Short exercise: Your output must consist solely of the lines from the "Generate a Python" line through the "plt.rcParams['mathtext.rm'] = 'Liberation" line, exactly as written, without images.

Data rows:
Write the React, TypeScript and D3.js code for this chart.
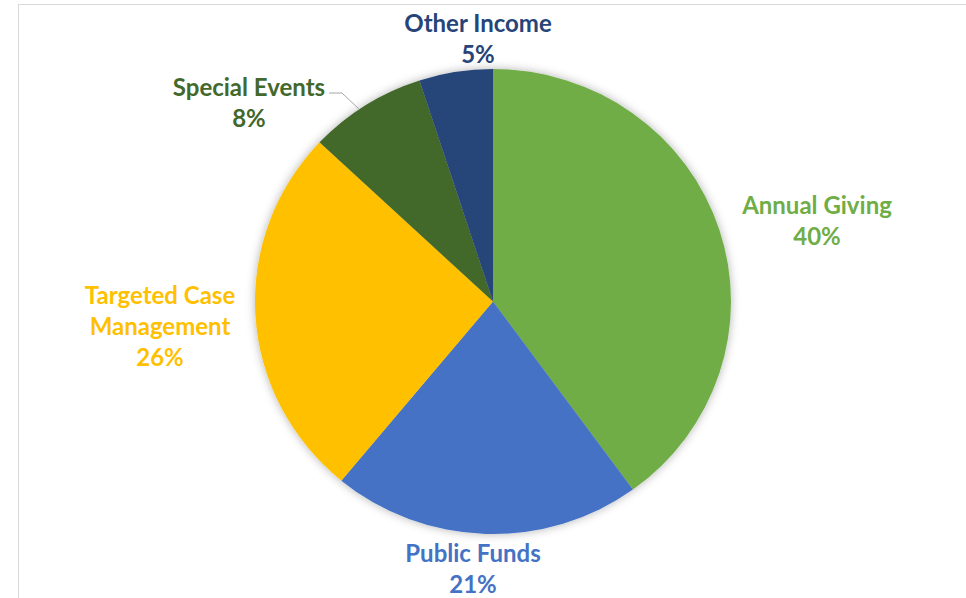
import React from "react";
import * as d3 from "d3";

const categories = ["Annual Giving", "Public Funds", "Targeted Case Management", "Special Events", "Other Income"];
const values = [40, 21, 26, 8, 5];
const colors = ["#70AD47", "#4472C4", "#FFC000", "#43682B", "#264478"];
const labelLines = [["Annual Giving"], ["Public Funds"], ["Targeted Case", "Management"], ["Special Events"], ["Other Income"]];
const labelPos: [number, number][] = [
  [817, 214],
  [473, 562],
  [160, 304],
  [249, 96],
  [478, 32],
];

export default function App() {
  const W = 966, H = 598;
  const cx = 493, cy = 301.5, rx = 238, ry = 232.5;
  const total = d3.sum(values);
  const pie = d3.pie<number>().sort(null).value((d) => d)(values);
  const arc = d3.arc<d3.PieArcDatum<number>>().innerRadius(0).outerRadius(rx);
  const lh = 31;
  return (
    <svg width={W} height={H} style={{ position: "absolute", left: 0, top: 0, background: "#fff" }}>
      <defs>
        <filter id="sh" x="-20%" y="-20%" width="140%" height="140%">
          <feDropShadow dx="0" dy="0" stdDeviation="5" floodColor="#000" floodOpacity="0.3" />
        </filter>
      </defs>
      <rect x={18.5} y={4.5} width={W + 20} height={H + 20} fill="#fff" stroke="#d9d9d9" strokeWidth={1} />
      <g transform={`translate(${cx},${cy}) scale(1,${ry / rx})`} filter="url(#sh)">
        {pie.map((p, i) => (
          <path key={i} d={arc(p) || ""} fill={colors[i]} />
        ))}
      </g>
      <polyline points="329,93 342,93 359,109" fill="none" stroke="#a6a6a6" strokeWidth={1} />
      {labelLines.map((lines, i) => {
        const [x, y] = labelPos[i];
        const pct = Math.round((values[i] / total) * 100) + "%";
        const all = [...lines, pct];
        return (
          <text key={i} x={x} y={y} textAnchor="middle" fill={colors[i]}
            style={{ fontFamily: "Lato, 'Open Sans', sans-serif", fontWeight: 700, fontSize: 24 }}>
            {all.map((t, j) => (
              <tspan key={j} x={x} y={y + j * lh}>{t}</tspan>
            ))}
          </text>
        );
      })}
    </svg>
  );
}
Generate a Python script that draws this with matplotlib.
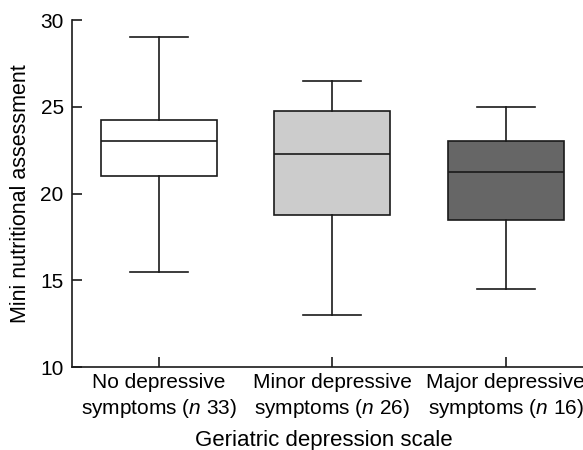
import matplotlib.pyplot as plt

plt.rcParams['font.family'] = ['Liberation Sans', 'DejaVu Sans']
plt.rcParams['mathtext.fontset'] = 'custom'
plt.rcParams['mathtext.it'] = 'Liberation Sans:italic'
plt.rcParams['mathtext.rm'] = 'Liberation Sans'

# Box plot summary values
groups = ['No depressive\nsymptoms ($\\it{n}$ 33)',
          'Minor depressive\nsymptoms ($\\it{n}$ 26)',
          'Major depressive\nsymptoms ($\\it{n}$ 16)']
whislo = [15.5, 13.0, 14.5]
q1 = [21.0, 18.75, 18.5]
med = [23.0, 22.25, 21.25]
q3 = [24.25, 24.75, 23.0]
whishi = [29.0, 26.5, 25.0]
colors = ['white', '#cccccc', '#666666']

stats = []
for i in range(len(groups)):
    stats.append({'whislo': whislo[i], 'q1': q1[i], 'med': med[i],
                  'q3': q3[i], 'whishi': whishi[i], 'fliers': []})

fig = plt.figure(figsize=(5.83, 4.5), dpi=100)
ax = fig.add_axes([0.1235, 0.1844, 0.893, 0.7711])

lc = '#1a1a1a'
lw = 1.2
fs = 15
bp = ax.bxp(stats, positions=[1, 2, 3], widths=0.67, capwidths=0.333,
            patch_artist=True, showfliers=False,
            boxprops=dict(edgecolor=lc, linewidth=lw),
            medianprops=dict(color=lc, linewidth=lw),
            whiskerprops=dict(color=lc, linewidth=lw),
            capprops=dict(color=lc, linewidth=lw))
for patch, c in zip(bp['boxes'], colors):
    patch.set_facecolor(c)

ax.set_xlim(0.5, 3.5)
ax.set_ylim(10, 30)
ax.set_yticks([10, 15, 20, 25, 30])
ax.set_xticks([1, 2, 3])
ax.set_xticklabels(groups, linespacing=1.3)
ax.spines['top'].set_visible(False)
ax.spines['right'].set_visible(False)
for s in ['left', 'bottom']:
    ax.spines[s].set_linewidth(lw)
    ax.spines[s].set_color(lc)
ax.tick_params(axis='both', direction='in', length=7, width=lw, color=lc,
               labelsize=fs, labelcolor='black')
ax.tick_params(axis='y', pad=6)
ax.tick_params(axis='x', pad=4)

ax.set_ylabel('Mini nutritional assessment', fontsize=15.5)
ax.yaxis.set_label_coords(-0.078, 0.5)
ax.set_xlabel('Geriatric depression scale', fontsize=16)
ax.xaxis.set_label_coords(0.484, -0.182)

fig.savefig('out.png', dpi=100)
...
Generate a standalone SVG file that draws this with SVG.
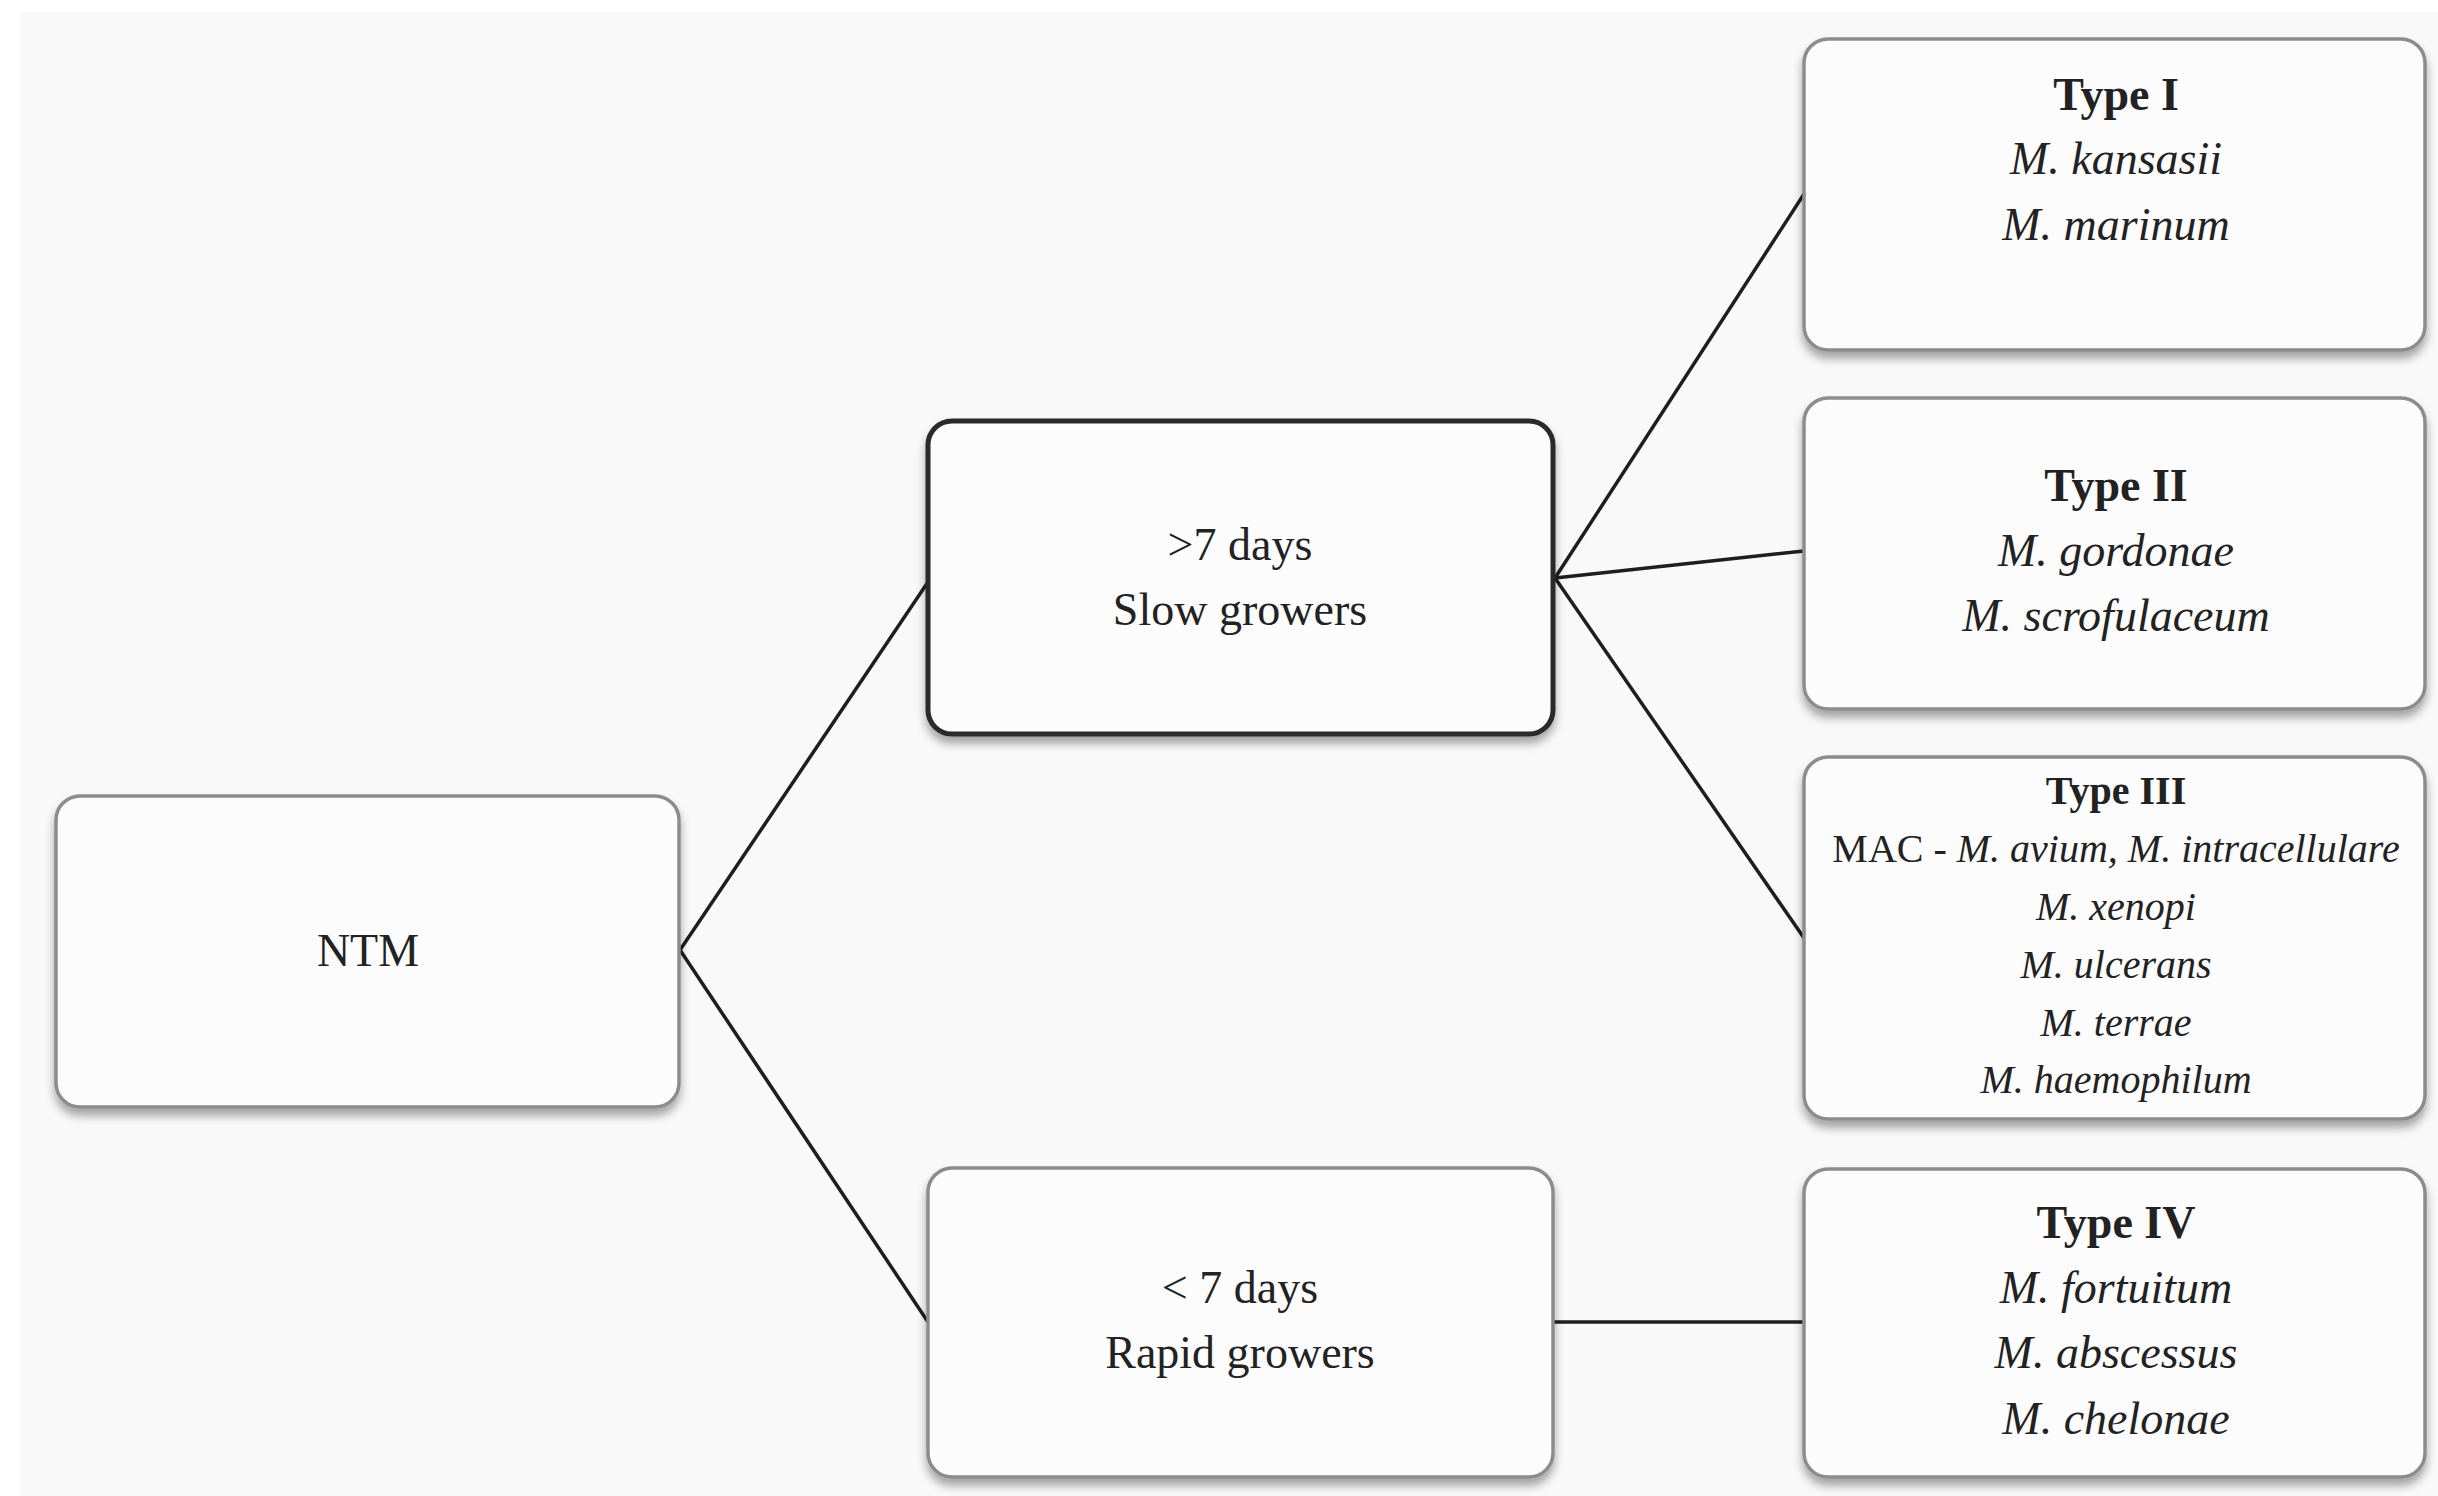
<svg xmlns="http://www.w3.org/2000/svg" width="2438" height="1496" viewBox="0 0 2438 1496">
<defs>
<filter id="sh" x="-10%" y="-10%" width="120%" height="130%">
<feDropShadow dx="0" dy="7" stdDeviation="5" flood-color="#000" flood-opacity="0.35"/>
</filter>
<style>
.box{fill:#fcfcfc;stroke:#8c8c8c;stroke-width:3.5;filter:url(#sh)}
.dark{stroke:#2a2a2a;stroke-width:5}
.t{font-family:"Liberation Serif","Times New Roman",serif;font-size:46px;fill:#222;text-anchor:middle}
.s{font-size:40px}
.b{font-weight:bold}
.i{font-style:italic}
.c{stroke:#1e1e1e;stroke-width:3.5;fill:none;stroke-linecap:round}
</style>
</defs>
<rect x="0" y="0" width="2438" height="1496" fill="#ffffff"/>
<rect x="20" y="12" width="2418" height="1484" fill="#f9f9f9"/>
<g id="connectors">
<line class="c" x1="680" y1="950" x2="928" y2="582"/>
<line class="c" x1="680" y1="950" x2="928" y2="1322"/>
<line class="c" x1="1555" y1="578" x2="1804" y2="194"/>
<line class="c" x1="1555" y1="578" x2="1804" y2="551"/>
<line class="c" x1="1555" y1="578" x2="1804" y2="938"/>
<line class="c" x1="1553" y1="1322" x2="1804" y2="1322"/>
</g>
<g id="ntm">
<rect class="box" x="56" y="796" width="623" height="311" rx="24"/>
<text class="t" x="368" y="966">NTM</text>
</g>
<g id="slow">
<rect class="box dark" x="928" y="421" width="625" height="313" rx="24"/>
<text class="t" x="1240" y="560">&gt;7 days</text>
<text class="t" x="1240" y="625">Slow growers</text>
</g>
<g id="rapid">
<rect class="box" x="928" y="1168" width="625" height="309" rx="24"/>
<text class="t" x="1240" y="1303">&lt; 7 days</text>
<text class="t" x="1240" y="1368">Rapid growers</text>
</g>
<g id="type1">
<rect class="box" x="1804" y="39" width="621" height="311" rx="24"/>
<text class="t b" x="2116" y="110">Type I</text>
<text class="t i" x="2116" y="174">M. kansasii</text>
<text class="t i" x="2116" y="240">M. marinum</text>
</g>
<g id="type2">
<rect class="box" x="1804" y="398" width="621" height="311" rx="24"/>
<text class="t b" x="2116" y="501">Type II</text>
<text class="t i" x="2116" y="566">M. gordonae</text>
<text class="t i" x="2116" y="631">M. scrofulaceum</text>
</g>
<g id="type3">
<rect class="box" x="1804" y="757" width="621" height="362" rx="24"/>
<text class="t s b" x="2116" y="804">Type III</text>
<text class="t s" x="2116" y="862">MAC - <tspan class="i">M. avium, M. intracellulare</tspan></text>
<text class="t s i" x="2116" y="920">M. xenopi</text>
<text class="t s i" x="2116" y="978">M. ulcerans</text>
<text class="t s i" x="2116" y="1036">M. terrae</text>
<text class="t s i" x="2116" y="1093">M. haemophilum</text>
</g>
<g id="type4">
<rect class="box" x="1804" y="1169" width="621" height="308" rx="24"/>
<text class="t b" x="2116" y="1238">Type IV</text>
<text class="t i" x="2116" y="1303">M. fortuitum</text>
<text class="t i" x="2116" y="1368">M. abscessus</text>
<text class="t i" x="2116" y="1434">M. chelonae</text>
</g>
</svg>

Solution for this exercise:
Generate a Python script that draws this with matplotlib.
import matplotlib.pyplot as plt

plt.rcParams['font.family'] = ['Liberation Sans', 'DejaVu Sans']
plt.rcParams['mathtext.fontset'] = 'custom'
plt.rcParams['mathtext.it'] = 'Liberation Sans:italic'
plt.rcParams['mathtext.rm'] = 'Liberation Sans'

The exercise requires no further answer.